### Given task
Every line from the top of the records through the line containing "toughness_ticks = list(range(6, 21, 2))" should be retyped exactly; the pictures should not.

[Stored entries]
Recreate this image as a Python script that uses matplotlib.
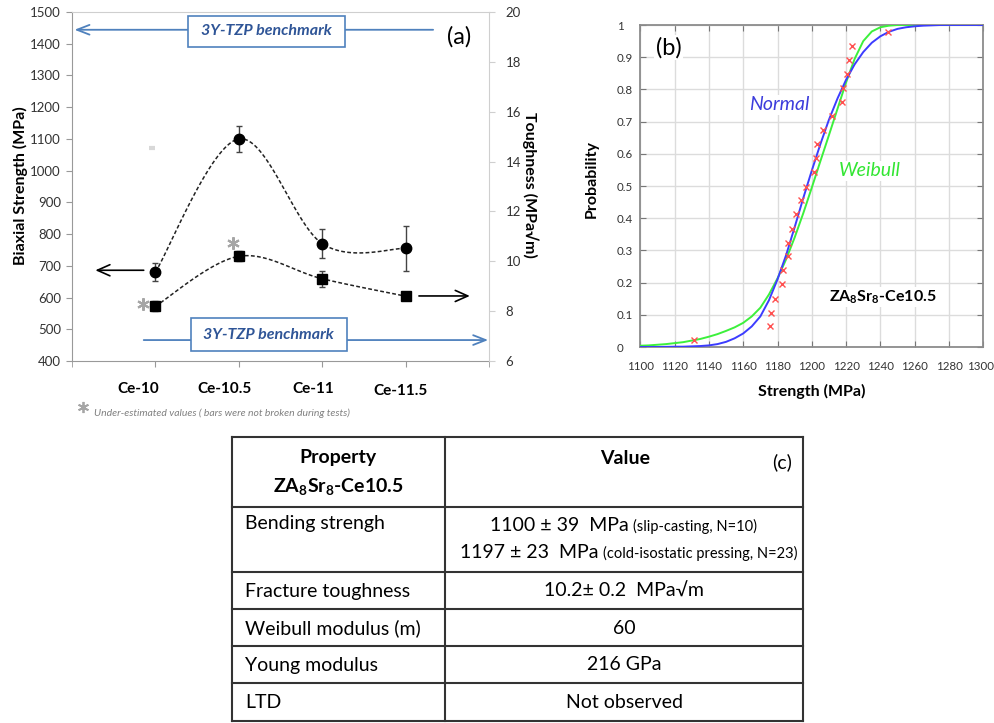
import numpy as np
import matplotlib
matplotlib.use('Agg')
import matplotlib.pyplot as plt
from matplotlib.patches import Rectangle
from matplotlib.transforms import ScaledTranslation

plt.rcParams['font.family'] = ['Lato', 'DejaVu Sans']
plt.rcParams['mathtext.fontset'] = 'custom'
plt.rcParams['mathtext.rm'] = 'Lato'
plt.rcParams['mathtext.bf'] = 'Lato:bold'

# ---------------- data: panel (a) ----------------
categories = ['Ce-10', 'Ce-10.5', 'Ce-11', 'Ce-11.5']
strength = [680, 1100, 770, 755]
strength_err = [29, 40, 46, 71]
toughness = [8.2, 10.2, 9.3, 8.6]
toughness_err = [0.2, 0.2, 0.33, 0.15]
strength_ticks = list(range(400, 1501, 100))
toughness_ticks = list(range(6, 21, 2))

# ---------------- data: panel (b) ----------------
sample_strength = [1131.1, 1175.9, 1176.3, 1178.3, 1182.5, 1183.3, 1186.2, 1186.0,
                   1188.3, 1190.9, 1193.8, 1196.5, 1201.0, 1202.5, 1203.1, 1206.6,
                   1211.7, 1217.7, 1218.1, 1220.6, 1221.6, 1223.5, 1244.3]
sample_prob = [0.023, 0.065, 0.107, 0.150, 0.195, 0.239, 0.283, 0.324, 0.368, 0.413,
               0.458, 0.497, 0.543, 0.588, 0.630, 0.675, 0.717, 0.760, 0.804, 0.848,
               0.892, 0.934, 0.978]
curve_x = list(range(1100, 1301, 5))
normal_p = [0.000, 0.000, 0.000, 0.0005, 0.001, 0.001, 0.002, 0.003, 0.005, 0.009,
            0.016, 0.027, 0.042, 0.064, 0.095, 0.145, 0.210, 0.285, 0.372, 0.462,
            0.548, 0.630, 0.706, 0.772, 0.830, 0.878, 0.916, 0.945, 0.965, 0.979,
            0.988, 0.993, 0.996, 0.998, 0.999, 1.0, 1.0, 1.0, 1.0, 1.0, 1.0]
weibull_p = [0.004, 0.005, 0.007, 0.009, 0.012, 0.015, 0.020, 0.025, 0.032, 0.040,
             0.050, 0.061, 0.075, 0.095, 0.122, 0.163, 0.213, 0.272, 0.340, 0.415,
             0.495, 0.577, 0.658, 0.740, 0.822, 0.895, 0.950, 0.980, 0.993, 0.998,
             1.0, 1.0, 1.0, 1.0, 1.0, 1.0, 1.0, 1.0, 1.0, 1.0, 1.0]
prob_ticks = [0, 0.1, 0.2, 0.3, 0.4, 0.5, 0.6, 0.7, 0.8, 0.9, 1]
prob_labels = ['0', '0.1', '0.2', '0.3', '0.4', '0.5', '0.6', '0.7', '0.8', '0.9', '1']

# ---------------- data: table (c) ----------------
table_props = ['Bending strengh', 'Fracture toughness', 'Weibull modulus (m)',
               'Young modulus', 'LTD']
table_values = [None, '10.2\u00b1 0.2  MPa\u221am', '60', '216 GPa', 'Not observed']
bending_main = ['1100 \u00b1 39  MPa', '1197 \u00b1 23  MPa']
bending_note = ['(slip-casting, N=10)', '(cold-isostatic pressing, N=23)']

W, H = 995, 723
fig = plt.figure(figsize=(W / 100, H / 100), dpi=100)


def catmull_rom(px, py, n=40):
    pts = np.column_stack([px, py]).astype(float)
    ext = np.vstack([pts[0], pts, pts[-1]])
    out = []
    t = np.linspace(0, 1, n)[:, None]
    for i in range(1, len(ext) - 2):
        p0, p1, p2, p3 = ext[i - 1], ext[i], ext[i + 1], ext[i + 2]
        seg = 0.5 * (2 * p1 + (-p0 + p2) * t + (2 * p0 - 5 * p1 + 4 * p2 - p3) * t ** 2
                     + (-p0 + 3 * p1 - 3 * p2 + p3) * t ** 3)
        out.append(seg if i == 1 else seg[1:])
    return np.vstack(out)


# ================= panel (a) =================
axA = fig.add_axes([72 / W, 1 - 361 / H, 417 / W, 349 / H])
axA.set_xlim(0, 5)
axA.set_ylim(400, 1500)
xpos = np.arange(1, len(categories) + 1)
axA.set_yticks(strength_ticks)
axA.set_xticks(xpos, categories)
axA.set_xticks([0, 5], minor=True)
axA.tick_params(axis='y', labelsize=9.5, labelcolor='#333', length=4, color='#999', pad=4)
axA.tick_params(axis='x', which='both', length=4, color='#999', pad=11)
for lbl, dx, dy in zip(axA.get_xticklabels(), [-17, -14, -9, -5], [0, 0, 0, -2]):
    lbl.set_fontweight('bold')
    lbl.set_fontsize(11)
    lbl.set_transform(lbl.get_transform() + ScaledTranslation(dx / 100, dy / 100, fig.dpi_scale_trans))
axA.spines['left'].set_color('#999')
axA.spines['bottom'].set_color('#999')
axA.spines['top'].set_color('#cfcfcf')
axA.spines['right'].set_visible(False)

ax2 = axA.twinx()
ax2.set_ylim(6, 20)
ax2.set_yticks(toughness_ticks)
ax2.tick_params(axis='y', labelsize=9.5, labelcolor='#333', length=4, color='#cfcfcf', pad=8)
for s in ['left', 'top', 'bottom']:
    ax2.spines[s].set_visible(False)
ax2.spines['right'].set_color('#cfcfcf')

# smooth connecting curves drawn in a pixel-like space
sx_scale, sy_scale, ty_scale = 83.4, 349 / 1100, 349 / 14
c = catmull_rom(xpos * sx_scale, np.array(strength) * sy_scale)
axA.plot(c[:, 0] / sx_scale, c[:, 1] / sy_scale, ls=(0, (2.5, 1.5)), color='#222', lw=1.1, zorder=3)
axA.errorbar(xpos, strength, yerr=strength_err, fmt='none', ecolor='#444', elinewidth=1,
             capsize=2.5, capthick=1, zorder=4)
axA.plot(xpos, strength, 'o', ms=7.5, color='black', zorder=5)

c2 = catmull_rom(xpos * sx_scale, np.array(toughness) * ty_scale)
ax2.plot(c2[:, 0] / sx_scale, c2[:, 1] / ty_scale, ls=(0, (2.5, 1.5)), color='#222', lw=1.1, zorder=3)
ax2.errorbar(xpos, toughness, yerr=toughness_err, fmt='none', ecolor='#444', elinewidth=1,
             capsize=2.5, capthick=1, zorder=4)
ax2.plot(xpos, toughness, 's', ms=6.5, color='black', zorder=5)

# black indicator arrows
axA.annotate('', xy=(0.28, 686), xytext=(0.86, 686),
             arrowprops=dict(arrowstyle='->,head_length=0.9,head_width=0.4', color='black',
                             lw=1.2, shrinkA=0, shrinkB=0))
axA.annotate('', xy=(4.77, 605), xytext=(4.16, 605),
             arrowprops=dict(arrowstyle='->,head_length=0.9,head_width=0.4', color='black',
                             lw=1.2, shrinkA=0, shrinkB=0))

# benchmark arrows and boxes
bcol = '#4f81bd'
axA.annotate('', xy=(0.03, 1444), xytext=(4.33, 1444),
             arrowprops=dict(arrowstyle='->,head_length=0.9,head_width=0.35', color=bcol,
                             lw=1.3, shrinkA=0, shrinkB=0), zorder=2)
axA.add_patch(Rectangle((1.39, 1390), 1.88, 98, facecolor='white', edgecolor=bcol, lw=1.2, zorder=6))
axA.text(2.33, 1439, '3Y-TZP benchmark', ha='center', va='center', fontsize=11.5,
         fontweight='bold', fontstyle='italic', color='#2f5597', zorder=7)
axA.annotate('', xy=(4.99, 466), xytext=(0.86, 466),
             arrowprops=dict(arrowstyle='->,head_length=0.9,head_width=0.35', color=bcol,
                             lw=1.3, shrinkA=0, shrinkB=0), zorder=2, annotation_clip=False)
axA.add_patch(Rectangle((1.43, 431), 1.87, 104, facecolor='white', edgecolor=bcol, lw=1.2, zorder=6))
axA.text(2.36, 483, '3Y-TZP benchmark', ha='center', va='center', fontsize=11.5,
         fontweight='bold', fontstyle='italic', color='#2f5597', zorder=7)

# gray asterisks
axA.plot([0.85, 1.93], [580, 773], ls='none', marker=(6, 2, 0), ms=9, mew=1.5, color='#a6a6a6', zorder=6)
axA.plot([0.96], [1072], ls='none', marker='_', ms=5, mew=3, color='#d8d8d8', zorder=2)

axA.text(0.928, 0.928, '(a)', transform=axA.transAxes, ha='center', va='center', fontsize=17)

# ================= panel (b) =================
axB = fig.add_axes([640.3 / W, 1 - 347 / H, 343 / W, 322 / H])
axB.set_xlim(1100, 1300)
axB.set_ylim(0, 1)
axB.set_xticks(range(1100, 1301, 20))
axB.set_yticks(prob_ticks, prob_labels)
axB.grid(True, color='#dcdcdc', lw=1)
axB.set_axisbelow(True)
for s in axB.spines.values():
    s.set_color('#8c8c8c')
    s.set_linewidth(1.3)
axB.tick_params(direction='in', length=4, color='#777', labelsize=8.3, labelcolor='#333',
                top=True, right=True)
axB.tick_params(axis='x', pad=10)
axB.tick_params(axis='y', pad=17)
for lbl in axB.get_yticklabels():
    lbl.set_ha('left')
last = axB.get_xticklabels()[-1]
last.set_transform(last.get_transform() + ScaledTranslation(-0.03, 0, fig.dpi_scale_trans))
axB.plot(curve_x, weibull_p, color='#3cf03c', lw=1.4, zorder=3)
axB.plot(curve_x, normal_p, color='#3c3cff', lw=1.4, zorder=4)
axB.plot(sample_strength, sample_prob, ls='none', marker='x', ms=4, mew=1, color='#ff5050', zorder=5)
wb = dict(facecolor='white', edgecolor='none', pad=1)
axB.text(0.082, 0.93, '(b)', transform=axB.transAxes, ha='center', va='center', fontsize=17, bbox=wb)
axB.text(1181, 0.752, 'Normal', ha='center', va='center', fontsize=14, fontstyle='italic',
         color='#3c3cdc', bbox=wb)
axB.text(1234, 0.547, 'Weibull', ha='center', va='center', fontsize=14, fontstyle='italic',
         color='#33e633', bbox=wb)
axB.text(1241.5, 0.155, r'ZA$_\mathbf{8}$Sr$_\mathbf{8}$-Ce10.5', ha='center', va='center',
         fontsize=11.5, fontweight='bold', bbox=wb)

# ================= overlay: labels, footnote, table =================
ov = fig.add_axes([0, 0, 1, 1])
ov.set_xlim(0, W)
ov.set_ylim(H, 0)
ov.axis('off')
ov.patch.set_alpha(0)

ov.text(20, 186, 'Biaxial Strength (MPa)', rotation=90, ha='center', va='center',
        fontsize=11.5, fontweight='bold')
ov.text(530, 185, 'Toughness (MPa\u221am)', rotation=-90, ha='center', va='center',
        fontsize=11.5, fontweight='bold')
ov.text(592, 179, 'Probability', rotation=90, ha='center', va='center',
        fontsize=11.5, fontweight='bold')
ov.text(812, 391, 'Strength (MPa)', ha='center', va='center', fontsize=11.5, fontweight='bold')

ov.plot([83], [407], ls='none', marker=(6, 2, 0), ms=8, mew=1.3, color='#a6a6a6')
ov.text(94, 413, 'Under-estimated values ( bars were not broken during tests)', ha='left',
        va='center', fontsize=7.5, fontstyle='italic', color='#808080')

# table grid
tl, tm, tr = 232, 445, 803
rows_y = [437, 507, 572, 609, 646, 683, 721]
for y in rows_y:
    ov.plot([tl, tr], [y, y], color='#333', lw=1.5, solid_capstyle='projecting')
for x in [tl, tm, tr]:
    ov.plot([x, x], [rows_y[0], rows_y[-1]], color='#333', lw=1.5, solid_capstyle='projecting')

ov.text(338, 458, 'Property', ha='center', va='center', fontsize=14, fontweight='bold')
ov.text(338, 487, r'ZA$_\mathbf{8}$Sr$_\mathbf{8}$-Ce10.5', ha='center', va='center',
        fontsize=14, fontweight='bold')
ov.text(625, 458, 'Value', ha='center', va='center', fontsize=14, fontweight='bold')
ov.text(782, 462, '(c)', ha='center', va='center', fontsize=14)

row_centers = [524, 591, 628, 665, 703]
for name, val, yc in zip(table_props, table_values, row_centers):
    ov.text(245, yc, name, ha='left', va='center', fontsize=14)
    if val is not None:
        ov.text(624, yc, val, ha='center', va='center', fontsize=14)

for main, note, x0, yb in zip(bending_main, bending_note, [490, 460], [531, 558]):
    t = ov.text(x0, yb, main, ha='left', va='baseline', fontsize=14)
    ov.annotate(note, xy=(1, 0), xycoords=t, xytext=(3, 0), textcoords='offset points',
                ha='left', va='bottom', fontsize=10.5)

fig.savefig('out.png', dpi=100)
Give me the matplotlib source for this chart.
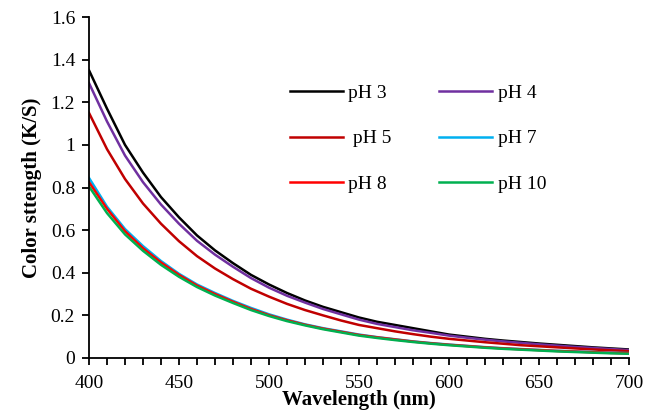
import matplotlib.pyplot as plt
from matplotlib.ticker import MultipleLocator, FuncFormatter

plt.rcParams['font.family'] = ['Liberation Serif', 'DejaVu Serif']

# wavelength (nm)
wl = list(range(400, 701, 10))

# K/S values for each dye bath pH
ph3 = [1.35, 1.17, 1.00, 0.87, 0.755, 0.66, 0.575, 0.505, 0.445, 0.39, 0.345, 0.305, 0.27, 0.24, 0.215, 0.19,
       0.17, 0.155, 0.14, 0.125, 0.11, 0.10, 0.09, 0.082, 0.075, 0.068, 0.062, 0.056, 0.05, 0.045, 0.04]
ph4 = [1.29, 1.11, 0.95, 0.825, 0.72, 0.63, 0.55, 0.485, 0.428, 0.375, 0.33, 0.292, 0.26, 0.23, 0.205, 0.18,
       0.16, 0.145, 0.13, 0.118, 0.105, 0.095, 0.086, 0.078, 0.071, 0.064, 0.058, 0.052, 0.047, 0.042, 0.037]
ph5 = [1.15, 0.98, 0.84, 0.725, 0.63, 0.548, 0.478, 0.42, 0.37, 0.325, 0.288, 0.254, 0.225, 0.20, 0.176, 0.155,
       0.14, 0.125, 0.112, 0.10, 0.09, 0.082, 0.074, 0.067, 0.06, 0.055, 0.05, 0.045, 0.04, 0.036, 0.032]
ph7 = [0.845, 0.71, 0.605, 0.525, 0.455, 0.395, 0.345, 0.305, 0.268, 0.235, 0.205, 0.18, 0.158, 0.14, 0.125, 0.11,
       0.098, 0.088, 0.078, 0.07, 0.063, 0.057, 0.051, 0.046, 0.042, 0.038, 0.034, 0.031, 0.028, 0.025, 0.023]
ph8 = [0.825, 0.70, 0.595, 0.515, 0.448, 0.39, 0.34, 0.30, 0.264, 0.23, 0.201, 0.177, 0.156, 0.138, 0.123, 0.108,
       0.097, 0.087, 0.077, 0.069, 0.062, 0.056, 0.05, 0.045, 0.041, 0.037, 0.033, 0.03, 0.027, 0.024, 0.022]
ph10 = [0.805, 0.68, 0.58, 0.503, 0.437, 0.381, 0.333, 0.293, 0.258, 0.225, 0.197, 0.173, 0.153, 0.135, 0.12, 0.105,
        0.094, 0.084, 0.075, 0.067, 0.06, 0.054, 0.048, 0.043, 0.039, 0.035, 0.031, 0.028, 0.025, 0.022, 0.02]

fig = plt.figure(figsize=(6.59, 4.17), dpi=100)
ax = fig.add_axes([89 / 659, 1 - 358 / 417, 540 / 659, 341 / 417])

lw = 1.8
l3, = ax.plot(wl, ph3, color='black', lw=lw, label='pH 3')
l4, = ax.plot(wl, ph4, color='#7030A0', lw=lw, label='pH 4')
l5, = ax.plot(wl, ph5, color='#C00000', lw=lw, label=' pH 5')
l7, = ax.plot(wl, ph7, color='#00B0F0', lw=lw, label='pH 7')
l8, = ax.plot(wl, ph8, color='#FF0000', lw=lw, label='pH 8')
l10, = ax.plot(wl, ph10, color='#00B050', lw=lw, label='pH 10')

ax.set_xlim(400, 700)
ax.set_ylim(0, 1.6)
ax.xaxis.set_major_locator(MultipleLocator(50))
ax.xaxis.set_minor_locator(MultipleLocator(10))
ax.yaxis.set_major_locator(MultipleLocator(0.2))
ax.yaxis.set_major_formatter(FuncFormatter(lambda v, p: f'{v:.1f}'.rstrip('0').rstrip('.')))

for s in ['top', 'right']:
    ax.spines[s].set_visible(False)
for s in ['left', 'bottom']:
    ax.spines[s].set_linewidth(1.3)
ax.tick_params(axis='both', which='both', direction='out', length=5, width=1.3, labelsize=14)
ax.tick_params(axis='x', pad=7)
ax.tick_params(axis='y', pad=5)

ax.set_xlabel('Wavelength (nm)', fontsize=15, fontweight='bold', labelpad=-1)
ax.set_ylabel('Color sttength (K/S)', fontsize=15, fontweight='bold', labelpad=6)

ax.legend(handles=[l3, l5, l8, l4, l7, l10], ncol=2, frameon=False, fontsize=14,
          loc='upper left', bbox_to_anchor=(0.34, 0.855),
          handlelength=2.7, handletextpad=0.3, labelspacing=1.45, columnspacing=2.45)

fig.savefig('out.png', dpi=100)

### Exercise solution
Recreate this image as a Python script that uses matplotlib.
import numpy as np
import matplotlib
matplotlib.use('Agg')
import matplotlib.pyplot as plt
from matplotlib.patches import Rectangle
from matplotlib.transforms import ScaledTranslation

plt.rcParams['font.family'] = ['Lato', 'DejaVu Sans']
plt.rcParams['mathtext.fontset'] = 'custom'
plt.rcParams['mathtext.rm'] = 'Lato'
plt.rcParams['mathtext.bf'] = 'Lato:bold'

# ---------------- data: panel (a) ----------------
categories = ['Ce-10', 'Ce-10.5', 'Ce-11', 'Ce-11.5']
strength = [680, 1100, 770, 755]
strength_err = [29, 40, 46, 71]
toughness = [8.2, 10.2, 9.3, 8.6]
toughness_err = [0.2, 0.2, 0.33, 0.15]
strength_ticks = list(range(400, 1501, 100))
toughness_ticks = list(range(6, 21, 2))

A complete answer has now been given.